Posted by Whitney on Nov 17, 2007 in Uncategorized

For an upcoming episode of the LD Podcast, I got to talk to Dr. Steve Graham of Vanderbilt University, one of the leading authorities on the development of writing skills and teaching writing to students in the country.  In the course of our conversation, we spoke about the importance of writing in the thought process.

Basically, and at the most elementary level, writing involves getting an idea, translating that idea into words or pictures, and transcribing it in some form, typing, handwriting a note, drawing, painting, etc. into another format.   I added the pictorial forms to Dr. Graham’s thoughts, because while it is not strictly writing- taking pictures or painting, drawing cartoons or storyboards are equally valid ways of expressing an idea so others can interact with it.

I asked him whether the very process of writing the words made the thoughts more real and concrete, and if this is what made critique of our work so much harder to take sometimes- you have taken the personal and private and made it public.  He thought that was probably very true, and I think it would be fascinating, now that technology has come so far, to do functional MRI’s of people during the creative process, and see how much of the sensory and emotional centers of the brain are activated.
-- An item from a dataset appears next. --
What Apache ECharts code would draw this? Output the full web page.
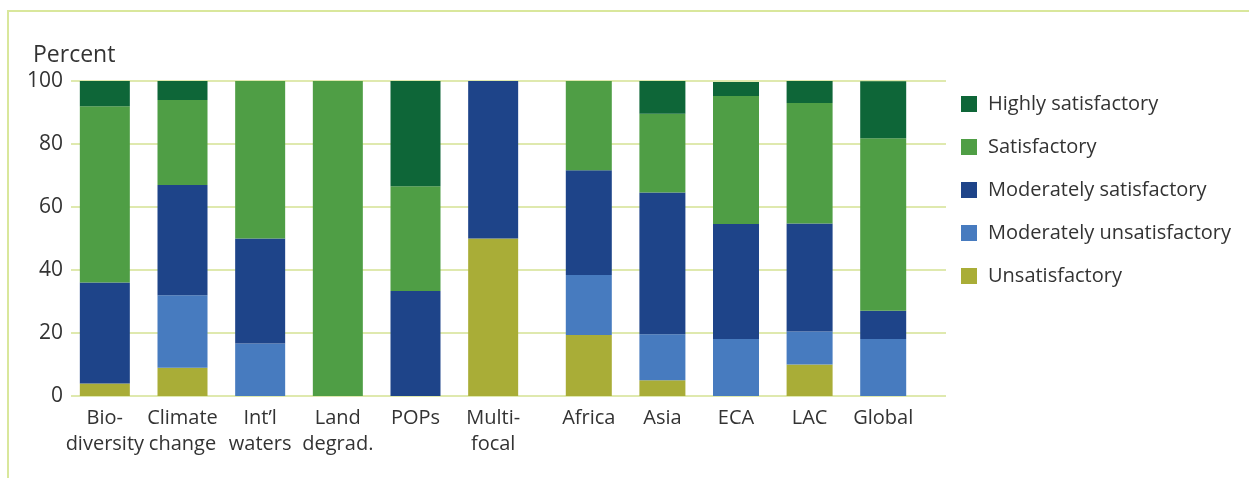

Writing here on the blog, or even emails to people I care about, make me express feelings and ideas in a more concrete way.  It makes me take the idea or feeling, play with it, and figure out the best way to convey the feeling or message to another, hoping they receive it in the manner in which I intended it.  It makes this stuff personal and often more thoughtful and meaningful than just talking.

I think this is also why we feel plagiarism and hijacking the ideas of others without credit as such an affront.  Ideas are cheap until they are executed on, and are just thoughts, but once they are expressed and shared with others, they are yours and you have some ownership of them.  When you take someone’s idea and change it, elaborate on it, take it a step further- you then make it your own.  When you outline an idea to a friend, the last thing you want to see is a friend taking your ideas and passing them off as their own.  You might not have had a chance to execute on it, it might be a great idea, but you own it, at least as far as those you have communicated it to directly.  If someone else has a similar idea, but you haven’t talked with them about it first, then there’s no issue.  If you have spoken with them about it, and they take your thoughts and words and present it to others as their latest and greatest thing, then that’s dishonest.

Writing is something that’s a craft, and we each have our own style and ways of expressing ourselves.  Riffing on the ideas of others is great, but I think even on the big web, we should credit when we can, where the ideas start, because that is simple honesty.

The web in a small community.  It’s an insular community.  And even if you think all ideas are up for grabs, you better be cautious from whom you borrow, because it may come to haunt you in the future.